Predicting the Geopressure Tolerance Window in Deep Water: Safe Drilling is Walking a Fine Line, Case Histories from GoM

 
Exploring for hydrocarbon in deep water has considerably changed the oil and gas industry premise. Great prospects have been abandoned due to their drilling complexity. The substantially increased water depth has impacted the subsurface geopressure profile and consequently all aspects of exploration, from seismic acquisition to drilling. 
The behavior of the subsurface geopressure profile is driven by subsea water depth and stresses created by sedimentation rate, lithology, and structural setting. Principal Stress reduction due to subsea water depth is the main reason of the narrowing safe drilling envelope between the pore and fracture pressures i.e. Drilling Tolerance Window (DTW). This leads to limited maneuverability to control and overcome the surge of formation pressure using mud weight. 
In the deep water there are four subsurface pressure zones. They are, from the top to the bottom: (1) the shallow free flow, (2) hydrodynamic, (3) transition (top of geopressure), and (4) geopressured. Each zone has it’s own pressure gradient dictated by stresses and compartmentalization. Several seismic velocity – pore pressure transformation models are used to identify these zones and predict their pressure gradients. The presence of nearby offset wells is very helpful in calibrating the prediction model. However, calibration of the forecast model should also continue during drilling.
The most common drilling challenges in the upper two zones are limited to Loss of Circulation (LOC) and Shallow Water Flow (SWF). On the other hand, in the transition and lower geopressured zones, higher pressure has recently emerged as a new challenge, especially during testing deep prospects. Hard kicks, high torques, mud cuts, Flow-Kill-LOC (loss of circulation) phenomenon and even uncontrollable underground and surface blow outs can take place in these deep geopressured zones.
In this study, several case histories from East Breaks and Mississippi Canyon areas (Neogene) exhibit the drilling challenges due to narrow DTW. The examined wells show that excess pressure created by compartmentalization between the shale and sand is usually amplified by the presence of hydrocarbon. This leads to even narrower DTW and hazardous events. Drilling the interface between seal and pay sand in the geopressured section is the most troublesome drilling zone e.g. Deep Horizon in MC 252 (Macondo prospect).

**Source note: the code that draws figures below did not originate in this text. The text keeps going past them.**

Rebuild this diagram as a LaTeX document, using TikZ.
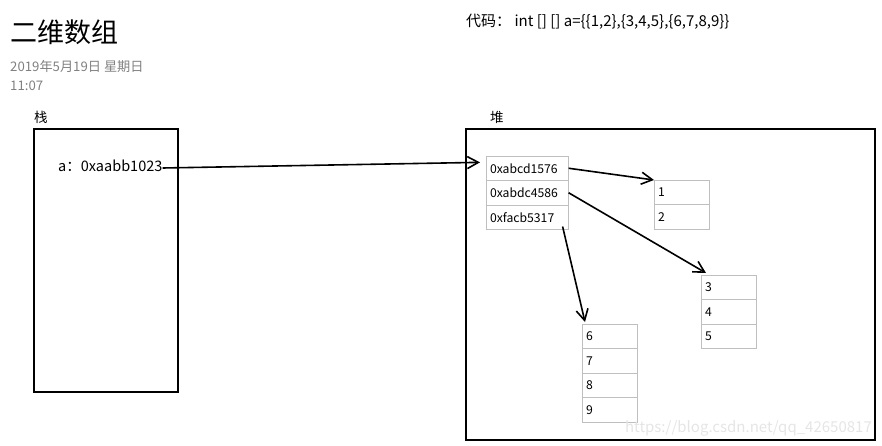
\documentclass[tikz,border=0pt]{standalone}
\usepackage{fontspec}
\setmainfont{Noto Sans CJK SC}
\usetikzlibrary{arrows.meta, positioning}
\tikzset{
  frame/.style={draw, line width=1.8pt},
  cell/.style={draw=black!25, line width=0.9pt, outer sep=0pt, anchor=north west, inner xsep=4pt,
    minimum height=24.5pt, align=left, font=\fontsize{12.2}{14}\selectfont},
  addr/.style={cell, text width=74.6pt},
  val/.style={cell, text width=47.8pt},
  lbl/.style={inner sep=0pt, font=\fontsize{13.5}{15}\selectfont},
  arr/.style={-{Straight Barb[length=11pt, width=12pt]}, line width=1.6pt},
}
\begin{document}
\begin{tikzpicture}[x=1pt, y=-1pt, node distance=0pt]
    \useasboundingbox (0,0) rectangle (882,446);
    \node[inner sep=0pt, anchor=west, font=\fontsize{27}{30}\selectfont] (title) at (10,32) {二维数组};
    \node[inner sep=0pt, anchor=west, text=black!50, font=\fontsize{13.2}{15}\selectfont] (date) at (10,66) {2019年5月19日 星期日};
    \node[inner sep=0pt, anchor=west, text=black!50, font=\fontsize{13.2}{15}\selectfont] (time) at (10,86) {11:07};
    \node[inner sep=0pt, anchor=west, font=\fontsize{15}{17}\selectfont] (code) at (466,22) {代码： int [] [] a=\{\{1,2\},\{3,4,5\},\{6,7,8,9\}\}};
    \node[lbl, anchor=west] (stacklbl) at (34,117) {栈};
    \node[lbl, anchor=west] (heaplbl) at (490,117) {堆};
    \draw[frame] (34,129) rectangle (178,392);
    \draw[frame] (466,129) rectangle (875,440);
    \node[inner sep=0pt, anchor=west, font=\fontsize{14.5}{17}\selectfont] (a) at (58,166) {a：0xaabb1023};
    \node[addr] (r1) at (486,156) {0xabcd1576};
    \node[addr, below=of r1] (r2) {0xabdc4586};
    \node[addr, below=of r2] (r3) {0xfacb5317};
    \node[val] (c1) at (654,180) {1};
    \node[val, below=of c1] (c2) {2};
    \node[val] (c3) at (701,275) {3};
    \node[val, below=of c3] (c4) {4};
    \node[val, below=of c4] (c5) {5};
    \node[val] (c6) at (582,324) {6};
    \node[val, below=of c6] (c7) {7};
    \node[val, below=of c7] (c8) {8};
    \node[val, below=of c8] (c9) {9};
    \node[inner sep=0pt, anchor=east, text=black!10, font=\fontsize{15}{17}\selectfont] (mark) at (872,428) {https://blog.csdn.net/qq\_42650817};
    \draw[arr, shorten >=6pt] ([yshift=-2pt]a.east) -- ([yshift=6pt]r1.west);
    \draw[arr] (r1.east) -- (c1.north west);
    \draw[arr] (r2.east) -- ([xshift=5pt, yshift=2pt]c3.north west);
    \draw[arr] ([xshift=-6pt, yshift=3pt]r3.south east) -- ([xshift=3pt, yshift=2pt]c6.north west);
  \end{tikzpicture}
\end{document}
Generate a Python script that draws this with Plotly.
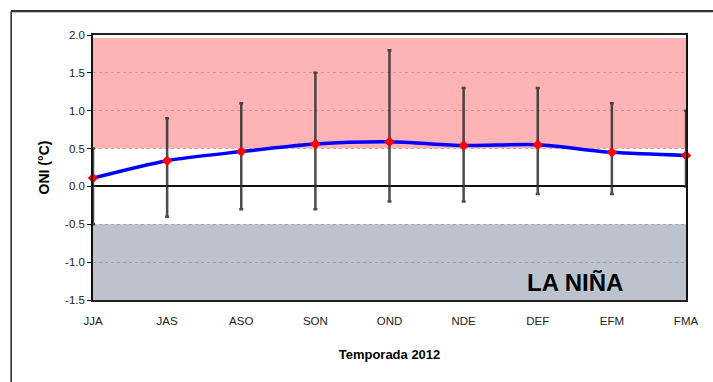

Moreover, drilling the new play trend at the Salt Toe (Wilcox / Neogene ) has suffered a number of drilling setbacks in some prospective areas. This is usually a result of narrow DTW, especially at the base of the salt.  Losses of circulation followed by formation breakdown are common at the salt-sediment lower interface. Side tracks and bypasses to overcome these problems can substantially increase the exploration cost.  Exploring Jack, St. Malo, and Atlantis fields in deep water frontier area exhibit the importance of defining this window ahead of drilling, especially in Sub Dirty Salt prospects.
To safely walk this fine line, several steps need to be taken. Before drilling, a calibrated geopressure model should be diligently assessed from seismic velocities and offset wells. The optimal processed velocity should be screened, QCed and tailored for pore pressure predictions. The predicted geopressure profile should be enhanced by adding the pressure transgression and regression risks due to the geological building blocks setting. 
During drilling, model parameters and mud weight ought to be tuned frequently, especially across the shale – sand interface and potential pay zones. The excess pressure due to the presence of hydrocarbon column can create a sudden pressure surge and mud weight has to be adjusted accordingly. Setting casing and cementing operations must be done in gas free mud.
Drilling for deep prospective objects in the deep water is sensitive to the pressure – fracture subsurface envelope. Understanding and applying the previous recommended steps to managed pressure drilling can circumvent any future disastrous hydrocarbon spill. The Blowout Preventer (BOP) should be the last line of defense to control hard kicks, pressure surges and unexpected underground – surface blow outs.